Client hereby agrees that upon prior written notification UB can fully or partially transfer, re-establish, forward or otherwise dispose of their rights and obligations under this Agreement, and release themselves from same, to any partner company of UB, any company which UB takes over completely or essentially, or any legal successor if UB is merged or acquired, provided that UBs legal successor ensures Client in writing that they are obligated by the provisions under this Agreement. The term "Partner Company"
here means any company which controls another company or is jointly controlled by it. The terms "control" and "controlled" mean the legal, usufructuary or equitable ownership, whether direct or indirect, of more than 50% of the entire voting rights in the company.
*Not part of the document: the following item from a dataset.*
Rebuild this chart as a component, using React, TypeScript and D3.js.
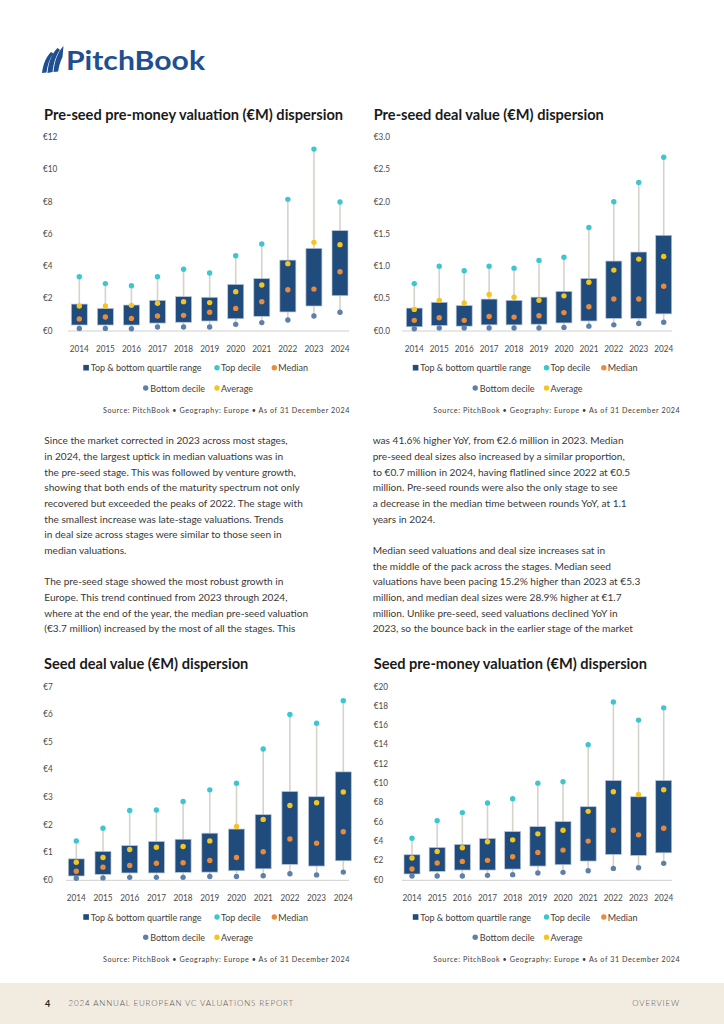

Client shall not sell, assign or transfer any of his rights guaranteed herein without UB's consent.
10. Applicable law and competent court.
This Agreement is subject to the law of the Federal Republic of Germany, notwithstanding the "conflict of laws" principles and excluding the UN Convention on Contracts for the International Sale of Goods (CISG). The place of performance for the contractual services to be rendered by UB is UB's registered office. The courts of Berlin, Germany, will be responsible for all legal disputes arising from this Agreement.
This Agreement constitutes the entire agreement between the Parties regarding its subject and replaces all former agreements, whether verbal or written, relating to that subject. Evidence to the contrary is excluded.
UB reserves the right to amend these General Terms of Business at any time if adhering to a reasonable notice period of at least four weeks. If Client makes no objection within four weeks after notification or publication, the amended business conditions are deemed accepted. The notification of the amendment will contain separate reference to the significance of this four-week notice period. If Client objects to the amended business conditions in a timely manner, UB is entitled, under consideration of Client's justified interests, to terminate any contract with the Client existing at the time at which the amendment enters into force; otherwise, the contractual relationship based on the previous GTB remains in existence.
Amendments to this Agreement are required in written form. This also applies to amendments of this requirement for written form.